Reliability analysis of underground rock bolters using the renewal process, the non-homogeneous Poisson process and the Bayesian approach

Reliability plays an important role in the execution of the maintenance improvement and the understanding of its concepts is essential to predict the type of maintenance according to the equipment state. Thereby, a computational tool was developed and programming with VBA in Excel® for reliability and failure analysis in a mining context. The paper aims to discuss these issues.

The developed approach use the modeling of stochastic processes, such as the renewal process, the non-homogeneous Poisson process and less conventional method as the Bayesian approach, by considering Jeffreys non-informative prior. The resolution gives the best associated model, the parameters estimation, the mean time between failure and the reliability estimate. This approach is validated with the reliability analysis of inter-failure times from underground rock bolters subsystems, over a two-year period.
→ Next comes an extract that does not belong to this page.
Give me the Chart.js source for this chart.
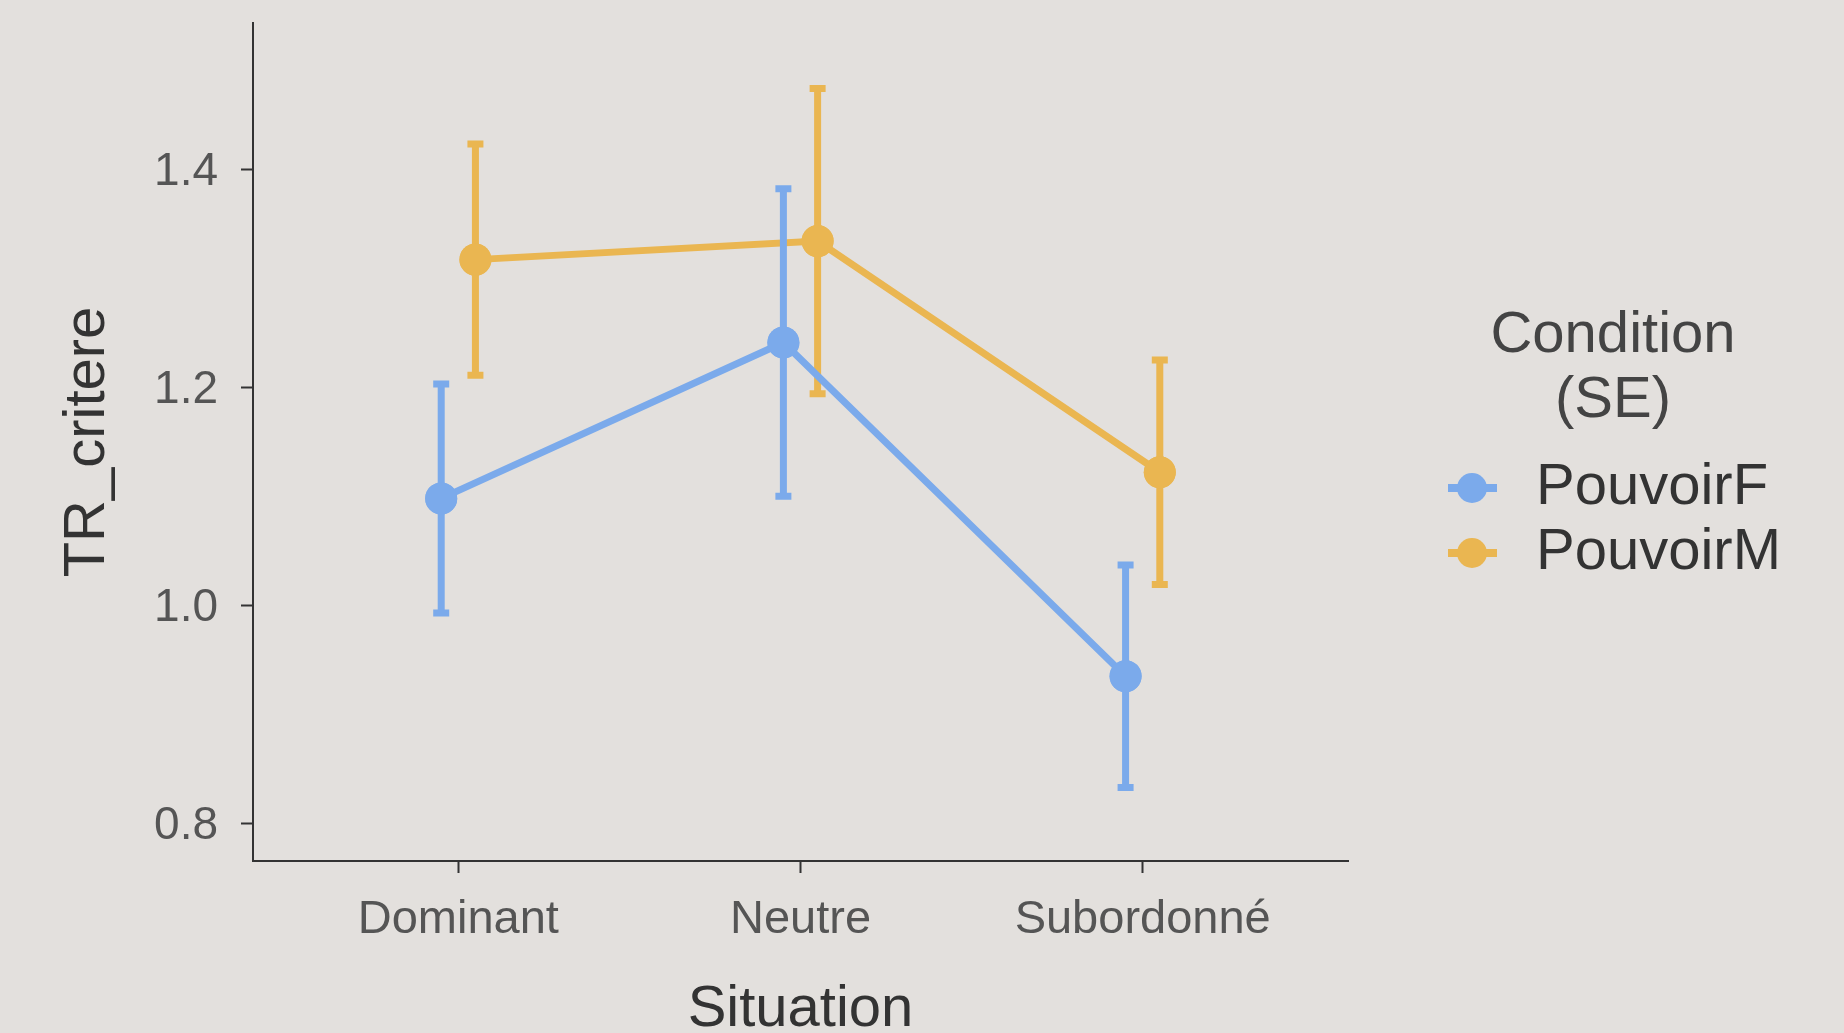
<!DOCTYPE html>
<html>
<head>
<meta charset="utf-8">
<script src="https://cdn.jsdelivr.net/npm/chart.js@4.4.1/dist/chart.umd.min.js"></script>
<style>
  html, body { margin: 0; padding: 0; background: #e3e0dd; overflow: hidden; }
  #wrap { width: 1844px; height: 1033px; }
</style>
</head>
<body>
<div id="wrap"><canvas id="chart"></canvas></div>
<script>
// data
const situations = ['Dominant', 'Neutre', 'Subordonné'];
const conditions = ['PouvoirF', 'PouvoirM'];
const meanF = [1.098, 1.241, 0.935];
const seF = [0.105, 0.141, 0.102];
const meanM = [1.317, 1.334, 1.122];
const seM = [0.106, 0.140, 0.103];
const yTicks = [0.8, 1.0, 1.2, 1.4];

const colors = ['#7baaeb', '#eab651'];
const bg = '#e3e0dd';
const dodge = 0.05;
const fontFamily = '"Liberation Sans", Arial, sans-serif';

function makeSeries(means, offset) {
  return means.map((m, i) => ({ x: i + offset, y: m }));
}

const datasets = [
  { label: conditions[0], data: makeSeries(meanF, -dodge), se: seF },
  { label: conditions[1], data: makeSeries(meanM, dodge), se: seM }
].map((d, i) => Object.assign(d, {
  borderColor: colors[i],
  backgroundColor: colors[i],
  borderWidth: 7,
  pointRadius: 16,
  pointHoverRadius: 16,
  pointBorderWidth: 0,
  pointBackgroundColor: colors[i],
  tension: 0
}));

// background
const bgPlugin = {
  id: 'bg',
  beforeDraw(chart) {
    const ctx = chart.ctx;
    ctx.save();
    ctx.fillStyle = bg;
    ctx.fillRect(0, 0, chart.width, chart.height);
    ctx.restore();
  }
};

// standard error bars, drawn per series right after its line, then the points again on top
const errorBars = {
  id: 'errorBars',
  afterDatasetDraw(chart, args) {
    const ctx = chart.ctx;
    const xs = chart.scales.x, ys = chart.scales.y;
    const ds = chart.data.datasets[args.index];
    ctx.save();
    ctx.strokeStyle = ds.borderColor;
    ctx.lineWidth = 7;
    ds.data.forEach((p, j) => {
      const x = xs.getPixelForValue(p.x);
      const yHi = ys.getPixelForValue(p.y + ds.se[j]);
      const yLo = ys.getPixelForValue(p.y - ds.se[j]);
      ctx.beginPath();
      ctx.moveTo(x, yHi);
      ctx.lineTo(x, yLo);
      ctx.moveTo(x - 8, yHi);
      ctx.lineTo(x + 8, yHi);
      ctx.moveTo(x - 8, yLo);
      ctx.lineTo(x + 8, yLo);
      ctx.stroke();
    });
    ctx.restore();
    args.meta.data.forEach(pt => pt.draw(ctx, chart.chartArea));
  }
};

// legend at the right, ggplot style
const sideLegend = {
  id: 'sideLegend',
  afterDraw(chart) {
    const ctx = chart.ctx;
    ctx.save();
    ctx.font = '58px ' + fontFamily;
    ctx.textBaseline = 'middle';
    ctx.textAlign = 'center';
    ctx.fillStyle = '#444';
    ctx.fillText('Condition', 1613, 336);
    ctx.fillText('(SE)', 1613, 401);
    ctx.textAlign = 'left';
    chart.data.datasets.forEach((ds, i) => {
      const y = 488 + i * 65;
      ctx.strokeStyle = ds.borderColor;
      ctx.lineWidth = 8;
      ctx.beginPath();
      ctx.moveTo(1448, y);
      ctx.lineTo(1497, y);
      ctx.stroke();
      ctx.fillStyle = ds.borderColor;
      ctx.beginPath();
      ctx.arc(1472, y, 15, 0, Math.PI * 2);
      ctx.fill();
      ctx.fillStyle = '#333';
      ctx.fillText(ds.label, 1536, y);
    });
    ctx.restore();
  }
};

function zeroPad(scale) {
  scale.paddingTop = 0;
  scale.paddingBottom = 0;
  scale.paddingLeft = 0;
  scale.paddingRight = 0;
}

new Chart(document.getElementById('chart'), {
  type: 'line',
  data: { datasets },
  plugins: [bgPlugin, errorBars, sideLegend],
  options: {
    responsive: true,
    maintainAspectRatio: false,
    devicePixelRatio: 1,
    animation: false,
    layout: { padding: { top: 23, right: 496, bottom: 0, left: 0 } },
    plugins: {
      legend: { display: false },
      tooltip: { enabled: false }
    },
    scales: {
      x: {
        type: 'linear',
        min: -0.6,
        max: 2.6,
        afterBuildTicks: s => { s.ticks = situations.map((_, i) => ({ value: i })); },
        afterFit: s => { s.height = 172; zeroPad(s); },
        ticks: {
          callback: v => situations[v],
          font: { family: fontFamily, size: 47 },
          color: '#555',
          padding: 19,
          maxRotation: 0,
          autoSkip: false
        },
        grid: {
          drawOnChartArea: false,
          drawTicks: true,
          tickLength: 12,
          tickColor: '#333',
          tickWidth: 2
        },
        border: { display: true, color: '#333', width: 2 },
        title: {
          display: true,
          text: 'Situation',
          color: '#333',
          font: { family: fontFamily, size: 58, lineHeight: 0.8 },
          padding: { top: 0, bottom: 0 }
        }
      },
      y: {
        type: 'linear',
        min: 0.7655,
        max: 1.534,
        afterBuildTicks: s => { s.ticks = yTicks.map(v => ({ value: v })); },
        afterFit: s => { s.width = 253; zeroPad(s); },
        ticks: {
          callback: v => v.toFixed(1),
          font: { family: fontFamily, size: 46 },
          color: '#555',
          padding: 23,
          labelOffset: 3
        },
        grid: {
          drawOnChartArea: false,
          drawTicks: true,
          tickLength: 12,
          tickColor: '#333',
          tickWidth: 2
        },
        border: { display: true, color: '#333', width: 2 },
        title: {
          display: true,
          text: 'TR_critere',
          color: '#333',
          font: { family: fontFamily, size: 58, lineHeight: 1 },
          padding: { top: 59, bottom: 0 }
        }
      }
    }
  }
});
</script>
</body>
</html>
Results show that Weibull and lognormal probability distribution fit to the most subsystems inter-failure times. The study revealed that the bolting head, the rock drill, the screen handler, the electric/electronic system, the hydraulic system, the drilling feeder and the structural consume the most repair frequency. The hydraulic and electric/electronic subsystems represent the lowest reliability after 50 operation hours.

For the first time, this case study defines practical failures and reliability information for rock bolter subsystems based on real operation data. This paper is useful to the comparative evaluation of rock bolter by detecting the weakest elements and understanding failure patterns in the individual observation subsystems on the overall machine performance.